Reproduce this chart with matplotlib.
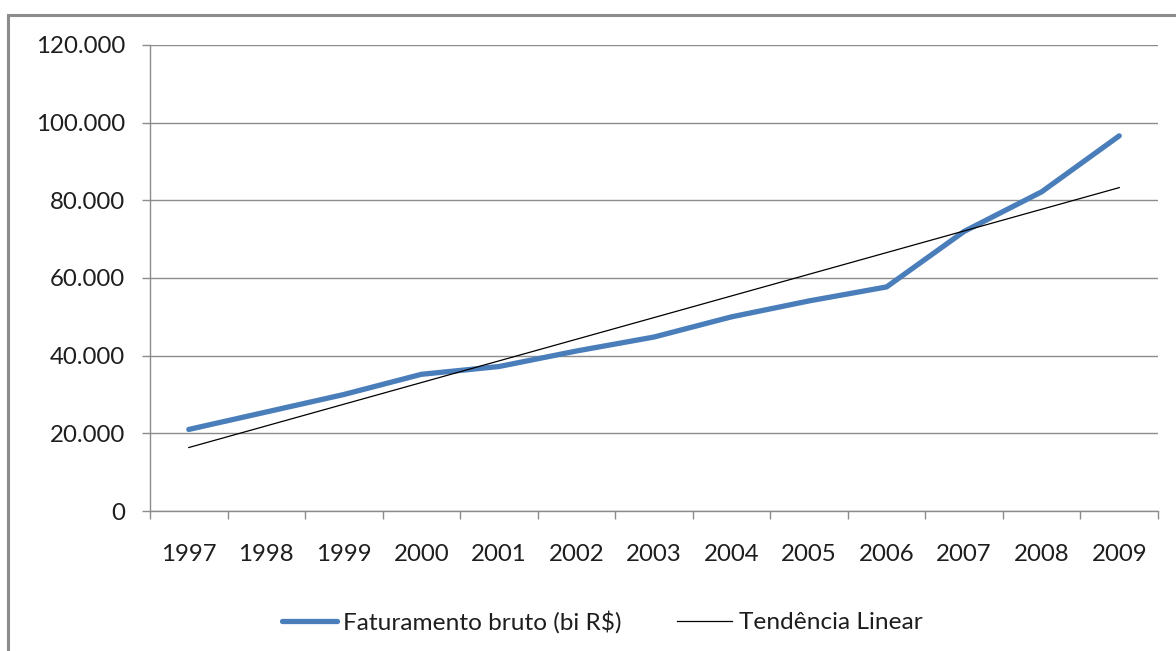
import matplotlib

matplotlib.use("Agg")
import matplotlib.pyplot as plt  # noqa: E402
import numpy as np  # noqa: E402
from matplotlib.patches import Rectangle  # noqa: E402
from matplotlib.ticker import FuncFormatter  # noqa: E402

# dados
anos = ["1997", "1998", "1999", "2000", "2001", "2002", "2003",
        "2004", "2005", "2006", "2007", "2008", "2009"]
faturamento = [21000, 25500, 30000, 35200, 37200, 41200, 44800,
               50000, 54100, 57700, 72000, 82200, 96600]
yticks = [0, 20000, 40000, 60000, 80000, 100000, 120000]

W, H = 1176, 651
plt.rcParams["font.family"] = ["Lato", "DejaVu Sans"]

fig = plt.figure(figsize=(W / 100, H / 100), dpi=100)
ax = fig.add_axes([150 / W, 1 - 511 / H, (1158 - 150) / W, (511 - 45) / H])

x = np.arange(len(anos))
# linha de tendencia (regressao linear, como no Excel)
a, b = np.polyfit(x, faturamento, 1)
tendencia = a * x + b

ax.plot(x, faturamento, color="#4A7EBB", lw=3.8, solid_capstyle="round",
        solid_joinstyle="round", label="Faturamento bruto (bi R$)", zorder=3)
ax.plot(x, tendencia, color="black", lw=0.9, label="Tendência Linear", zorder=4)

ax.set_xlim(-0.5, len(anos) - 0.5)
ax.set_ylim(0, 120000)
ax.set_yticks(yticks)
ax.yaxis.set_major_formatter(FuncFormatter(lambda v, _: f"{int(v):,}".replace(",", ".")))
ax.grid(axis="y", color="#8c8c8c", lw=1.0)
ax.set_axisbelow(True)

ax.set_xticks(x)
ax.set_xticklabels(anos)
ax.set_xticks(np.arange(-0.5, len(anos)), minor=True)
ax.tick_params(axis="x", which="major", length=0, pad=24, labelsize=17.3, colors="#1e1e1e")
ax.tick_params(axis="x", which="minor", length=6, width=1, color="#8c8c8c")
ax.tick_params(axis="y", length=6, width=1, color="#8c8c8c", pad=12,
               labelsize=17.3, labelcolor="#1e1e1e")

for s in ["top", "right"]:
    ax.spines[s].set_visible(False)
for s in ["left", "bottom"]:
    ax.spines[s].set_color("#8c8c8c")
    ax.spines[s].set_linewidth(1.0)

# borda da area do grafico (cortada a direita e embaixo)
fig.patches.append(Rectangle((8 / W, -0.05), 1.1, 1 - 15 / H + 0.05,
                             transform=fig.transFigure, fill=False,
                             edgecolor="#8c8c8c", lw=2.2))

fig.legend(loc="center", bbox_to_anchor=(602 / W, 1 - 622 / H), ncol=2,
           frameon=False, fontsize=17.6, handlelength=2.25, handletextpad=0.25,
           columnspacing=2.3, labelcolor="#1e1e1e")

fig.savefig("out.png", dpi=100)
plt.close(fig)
+-------+
• **PROBLEM STATEMENT**
Your task is an exact transcription of all the data, minus the pictures.

• **RESULT BELOW**
Reproduce this chart with matplotlib.
import matplotlib

matplotlib.use("Agg")
import matplotlib.pyplot as plt  # noqa: E402
import numpy as np  # noqa: E402
from matplotlib.patches import Rectangle  # noqa: E402
from matplotlib.ticker import FuncFormatter  # noqa: E402

# dados
anos = ["1997", "1998", "1999", "2000", "2001", "2002", "2003",
        "2004", "2005", "2006", "2007", "2008", "2009"]
faturamento = [21000, 25500, 30000, 35200, 37200, 41200, 44800,
               50000, 54100, 57700, 72000, 82200, 96600]
yticks = [0, 20000, 40000, 60000, 80000, 100000, 120000]

W, H = 1176, 651
plt.rcParams["font.family"] = ["Lato", "DejaVu Sans"]

fig = plt.figure(figsize=(W / 100, H / 100), dpi=100)
ax = fig.add_axes([150 / W, 1 - 511 / H, (1158 - 150) / W, (511 - 45) / H])

x = np.arange(len(anos))
# linha de tendencia (regressao linear, como no Excel)
a, b = np.polyfit(x, faturamento, 1)
tendencia = a * x + b

ax.plot(x, faturamento, color="#4A7EBB", lw=3.8, solid_capstyle="round",
        solid_joinstyle="round", label="Faturamento bruto (bi R$)", zorder=3)
ax.plot(x, tendencia, color="black", lw=0.9, label="Tendência Linear", zorder=4)

ax.set_xlim(-0.5, len(anos) - 0.5)
ax.set_ylim(0, 120000)
ax.set_yticks(yticks)
ax.yaxis.set_major_formatter(FuncFormatter(lambda v, _: f"{int(v):,}".replace(",", ".")))
ax.grid(axis="y", color="#8c8c8c", lw=1.0)
ax.set_axisbelow(True)

ax.set_xticks(x)
ax.set_xticklabels(anos)
ax.set_xticks(np.arange(-0.5, len(anos)), minor=True)
ax.tick_params(axis="x", which="major", length=0, pad=24, labelsize=17.3, colors="#1e1e1e")
ax.tick_params(axis="x", which="minor", length=6, width=1, color="#8c8c8c")
ax.tick_params(axis="y", length=6, width=1, color="#8c8c8c", pad=12,
               labelsize=17.3, labelcolor="#1e1e1e")

for s in ["top", "right"]:
    ax.spines[s].set_visible(False)
for s in ["left", "bottom"]:
    ax.spines[s].set_color("#8c8c8c")
    ax.spines[s].set_linewidth(1.0)

# borda da area do grafico (cortada a direita e embaixo)
fig.patches.append(Rectangle((8 / W, -0.05), 1.1, 1 - 15 / H + 0.05,
                             transform=fig.transFigure, fill=False,
                             edgecolor="#8c8c8c", lw=2.2))

fig.legend(loc="center", bbox_to_anchor=(602 / W, 1 - 622 / H), ncol=2,
           frameon=False, fontsize=17.6, handlelength=2.25, handletextpad=0.25,
           columnspacing=2.3, labelcolor="#1e1e1e")

fig.savefig("out.png", dpi=100)
plt.close(fig)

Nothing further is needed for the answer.